More and more people are turning to weight loss surgery to treat their weight problems. Statistics report that over 60 million Americans who are considered obese are turning to surgery when diets and exercise fail them. Surgery is therefore, beneficial- even lifesaving for them.
Weight loss surgery however, is not for all. According to the National Institutes of Health, weight loss surgery is for you if you meet the first or second of the following criteria, and the third, fourth, and fifth criteria:
You are a candidate for weight loss surgery if:
Your body mass index (BMI) is over 40. Your BMI is over 40 is you are:
- 5’6" tall and weigh more than 248 lbs.
- 5’6" tall and weigh more than 270 lbs., or
- 6′ tall and weigh more than 295 lbs.
Your BMI is greater is over 35, and you have obesity-related health conditions that may improve with weight loss.
- Some of the health conditions that may improve from weight loss include: obstructive sleep apnea, severe arthritis, and diabetes.
You can show that traditional weight loss programs – diet and exercise – did not work.
- It is safer to lose weight without the risks of surgery. It should therefore be considered as your last resort. Some hospitals or centers may require you to demonstrate that you made sincere efforts to lose weight.
You are ready to commit to permanent lifestyle changes after undergoing weight loss surgery.
- Surgery should be the beginning of a new, healthier lifestyle. If not, the procedure will be wasted.
You understand the pros and cons of weight loss surgery.
- Like other surgical procedures, you have to understand what weight loss surgery entails. You should know and accept its risks as well as its benefits.
Risks of Weight Loss Surgery
Though generally considered safe, weight loss surgery has risks. According to statistics, about 10 percent of people who had surgery have complications afterwards. The complications are usually just inconvenient, might cause pain or discomfort, or may require additional surgeries, including:
- Nausea, vomiting, and diarrhea
- Wound infections
- Abdominal hernias
However, serious complications may also occur after surgery. These complications occur about 3 percent of the time, and they can be life-threatening. Some of these serious complications include:
- Blood clot to the lungs or pulmonary embolism
- Leaks in the new gut connections
- Bleeding ulcers
- Heart attacks
About 1 in 400 people die from weight loss surgery complications at 30 days. Weight loss surgery risks are higher for people over 60 years old. Even after successful weight loss surgery, some problems may still occur, including:
- Gallstones, which may require gallbladder removal
- Vitamin deficiencies or malnutrition resulting from poor absorption
- Excess skin, which often requires surgical removal or body contouring
Benefits of Weight Loss Surgery
The primary benefit of weight loss surgery is, of course, weight loss.

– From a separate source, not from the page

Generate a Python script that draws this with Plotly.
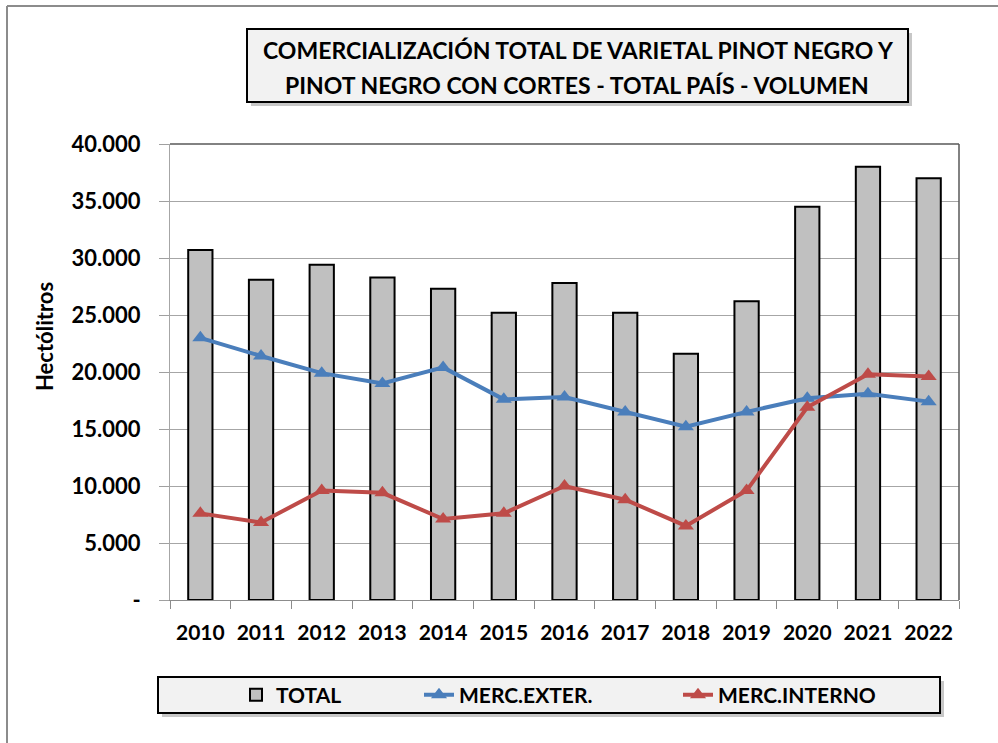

- Gastric bypass surgery causes an average loss of 61 percent of excess weight.
- Gastric banding surgery on the other hand causes an average loss of 47 percent of excess weight.
Weight loss surgery also causes improvements in general health. Obesity-related medical conditions usually improve or disappear after weight loss surgery including:
- Obstructive sleep apnea
- High blood pressure
- Severe arthritis
About 95 percent of people who underwent weigh loss surgery report better quality of life. Also, some studies suggest that people lie longer after weight loss surgery compared to obese people who do not have surgery.